Student feedback was very positive and the project gives the lie to the idea that if students/teachers all have same OER, they will all have same learning experience.

“We were a little bit of everything at the same time: transcribers, translators, proof readers and editors. We are really proud of the result!” Students at Southampton who worked on the subtitling project.

“I have really enjoyed the OpenLIVES module as it has given us, the students, an opportunity to do our own primary research and genuinely engage with the issues we are studying. Having more academic and creative control over our own education is extremely stimulating and motivating.” Final year undergraduate at Leeds

I for one will be exploring OpenLIVES further.

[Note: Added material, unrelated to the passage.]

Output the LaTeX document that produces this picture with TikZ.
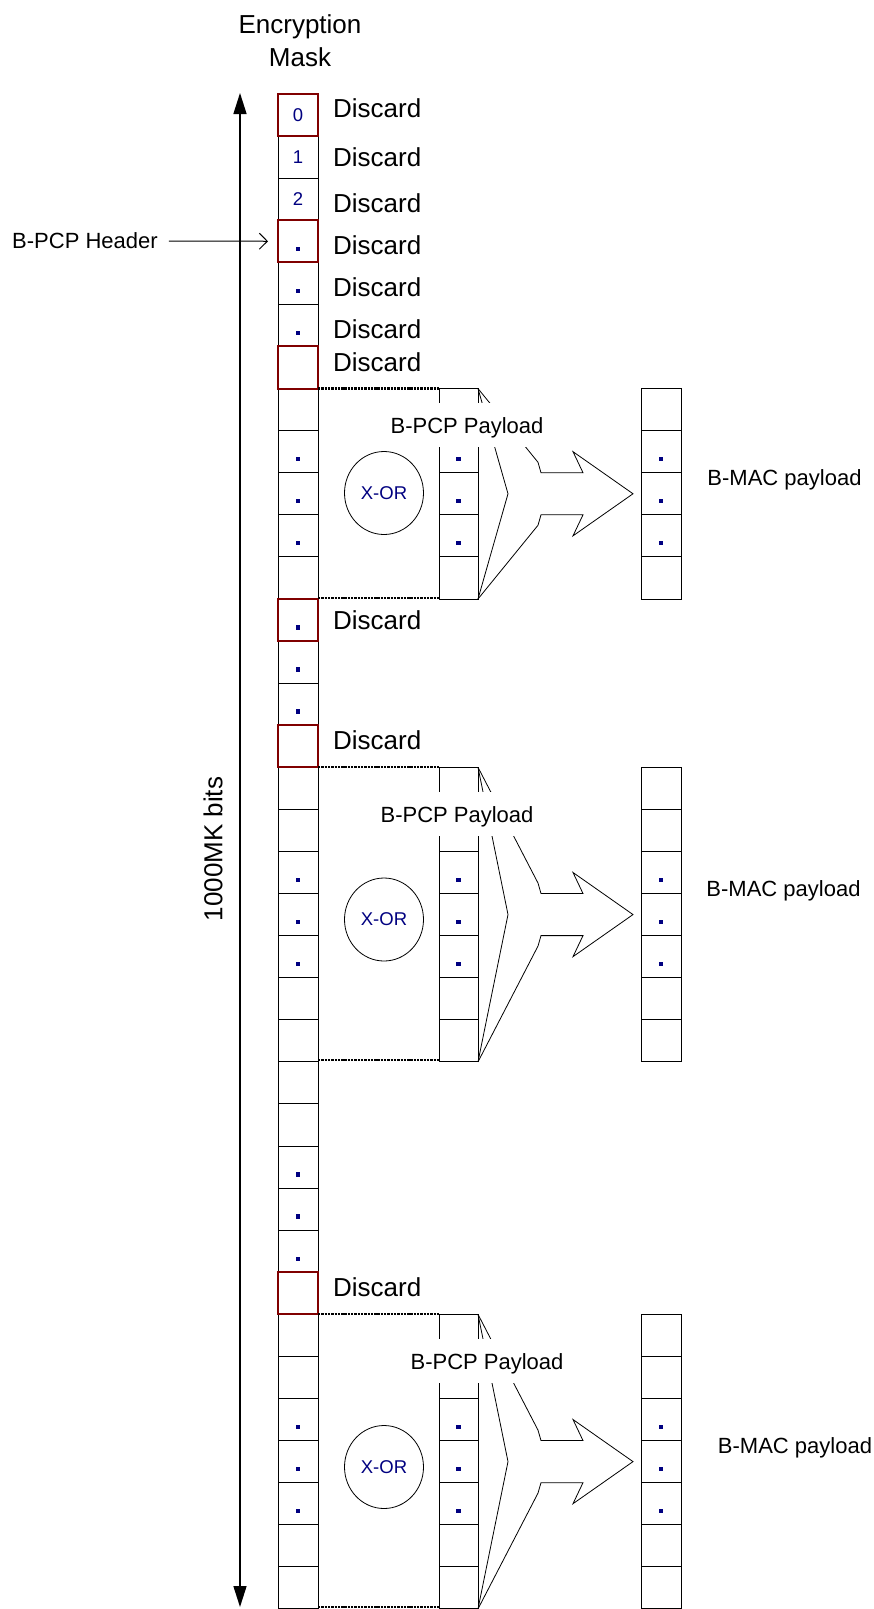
\documentclass[tikz,border=0pt]{standalone}
\usepackage{fontspec}
\setmainfont{Liberation Sans}
\usetikzlibrary{arrows.meta,shapes.geometric}
\definecolor{maskred}{RGB}{128,0,0}
\definecolor{navyblue}{RGB}{0,0,128}
\begin{document}
\begin{tikzpicture}[x=1pt,y=-1pt,
  cell/.style={draw=black, line width=0.9pt, rectangle, inner sep=0pt, outer sep=0pt, minimum height=42.08pt},
  maincell/.style={cell, minimum width=40pt},
  paycell/.style={cell, minimum width=39pt},
  maccell/.style={cell, minimum width=40pt},
  redbox/.style={draw=maskred, line width=2pt},
  dotm/.style={rectangle, fill=navyblue, inner sep=0pt, minimum size=4.2pt},
  digit/.style={font=\fontsize{18.5}{22}\selectfont, text=navyblue, inner sep=0pt, text height=13.3pt, text depth=0pt},
  big/.style={font=\fontsize{26}{33}\selectfont, inner sep=0pt, text height=18.6pt, text depth=0pt},
  disc/.style={big, anchor=west},
  lbl/.style={font=\fontsize{22}{26}\selectfont, inner sep=0pt, text height=15.75pt, text depth=0pt},
  plbl/.style={font=\fontsize{22}{26}\selectfont, fill=white, inner xsep=5pt, inner ysep=0pt, text height=30pt, text depth=14pt},
  xorc/.style={ellipse, draw=black, line width=0.8pt, minimum width=79pt, minimum height=83pt, inner sep=0pt, font=\fontsize{18.5}{22}\selectfont, text=navyblue},
  fan/.style={draw=black, line width=0.8pt, line join=miter},
  dotline/.style={draw=black, line width=2.2pt, dash pattern=on 2.4pt off 0.9pt},
  bigarrow/.style={line width=1.5pt, {Triangle[length=21pt,width=13pt]}-{Triangle[length=21pt,width=13pt]}},
  hdrarrow/.style={line width=1pt, -{Straight Barb[length=8pt,width=16pt]}}
]
\useasboundingbox (0,0) rectangle (874,1609);

% main column
\foreach \i in {0,...,35} {
  \pgfmathsetmacro\yc{94+42.08*\i+21.04}
  \node[maincell] (m\i) at (298,\yc) {};
}
% payload and MAC columns
\foreach \s/\first/\n in {1/7/4, 2/16/6, 3/29/6} {
  \foreach \k in {0,...,\n} {
    \pgfmathsetmacro\yc{94+42.08*(\first+\k)+21.04}
    \node[paycell] (p\s-\k) at (458.5,\yc) {};
    \node[maccell] (b\s-\k) at (661,\yc) {};
  }
}

% red mask cells
\foreach \i in {0,3,6,12,15,28}
  \draw[redbox] (m\i.north west) rectangle (m\i.south east);

% digits
\node[digit] (n0) at (m0.center) {0};
\node[digit] (n1) at (m1.center) {1};
\node[digit] (n2) at (m2.center) {2};

% dots in main column
\foreach \i in {3,4,5,8,9,10,12,13,14,18,19,20,25,26,27,31,32,33} {
  \pgfmathsetmacro\yd{94+42.08*\i+21.04+7.4}
  \node[dotm] (dm\i) at (298,\yd) {};
}
% dots in payload / MAC columns
\foreach \s/\first/\a/\b/\c in {1/7/1/2/3, 2/16/2/3/4, 3/29/2/3/4} {
  \foreach \k in {\a,\b,\c} {
    \pgfmathsetmacro\yd{94+42.08*(\first+\k)+21.04+7.4}
    \node[dotm] (dp\s-\k) at (458.5,\yd) {};
    \node[dotm] (db\s-\k) at (661,\yd) {};
  }
}

% Discard labels
\foreach \r/\yy in {0/108,1/157,2/203,3/245,4/287,5/329,6/362,12/620,15/740,28/1287}
  \node[disc] (d\r) at (333,\yy) {Discard};

% fans / arrows
\foreach \s/\bot/\yc in {1/4/493.76, 2/6/914.56, 3/6/1461.6} {
  \coordinate (apex\s) at (508,\yc);
  \coordinate (tip\s) at (633,\yc);
  \draw[fan] (p\s-0.north east) -- (apex\s) -- (p\s-\bot.south east);
  \draw[fan] (p\s-0.north east) -- (538,\yc-31.5) -- (541,\yc-21.04) -- (583,\yc-21.04)
     -- (573,\yc-42.08) -- (tip\s) -- (573,\yc+42.08) -- (583,\yc+21.04)
     -- (541,\yc+21.04) -- (538,\yc+31.5) -- (p\s-\bot.south east);
}

% dotted connectors
\draw[dotline] (m7.north east) -- (p1-0.north west);
\draw[dotline] ([yshift=1pt]m11.south east) -- ([yshift=1pt]p1-4.south west);
\draw[dotline] (m16.north east) -- (p2-0.north west);
\draw[dotline] ([yshift=2pt]m22.south east) -- ([yshift=2pt]p2-6.south west);
\draw[dotline] (m29.north east) -- (p3-0.north west);
\draw[dotline] ([yshift=2pt]m35.south east) -- ([yshift=2pt]p3-6.south west);

% payload labels
\node[plbl] (pl1) at (467,425) {B-PCP Payload};
\node[plbl] (pl2) at (457,814) {B-PCP Payload};
\node[plbl] (pl3) at (487,1361) {B-PCP Payload};

% MAC labels
\node[lbl] (ml1) at (784.5,478) {B-MAC payload};
\node[lbl] (ml2) at (783.5,889) {B-MAC payload};
\node[lbl] (ml3) at (795,1446) {B-MAC payload};

% X-OR circles
\node[xorc] (x1) at (384,493) {X-OR};
\node[xorc] (x2) at (384,919.5) {X-OR};
\node[xorc] (x3) at (384,1467) {X-OR};

% header text
\node[font=\fontsize{26}{33}\selectfont, align=center, inner sep=0pt] (em) at (300,40.5) {Encryption\\Mask};

% vertical arrow
\coordinate (atop) at (240,93);
\coordinate (abot) at (240,1607);
\draw[bigarrow] (atop) -- (abot);
\node[big, rotate=90] (bits) at (213,849) {1000MK bits};

% B-PCP Header
\node[lbl] (hdr) at (85,241) {B-PCP Header};
\draw[hdrarrow, shorten <=11pt, shorten >=10pt] (hdr.east) -- (m3.west);
\end{tikzpicture}
\end{document}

Digital Futures in Teacher Education – locating digital literacy practices in the open textbook #abs96

Anna Gruszczynska and Richard Pountney presented on the Digital Futures in Teacher Education project, the full story of which is told in the Open Textbook they developed. The open textbook they developed is WordPress-based and very attractive and friendly to use. The key to the open textbook is ‘the thinking space’ which allows for sections to be downloaded and added to. The intent is for both teachers-in-training as well as those providing education to teachers to make use of the textbook.
photo
The ‘meadow’ in the slide is a representation of digital literacy ideas which were being addressed during the project, reflecting the supportive and collaborative on digital literacies as part of teacher education reflected in the project. The meadow and the open textbook are OERs, and the project encourages sharing of the idea of creating open textbooks generally.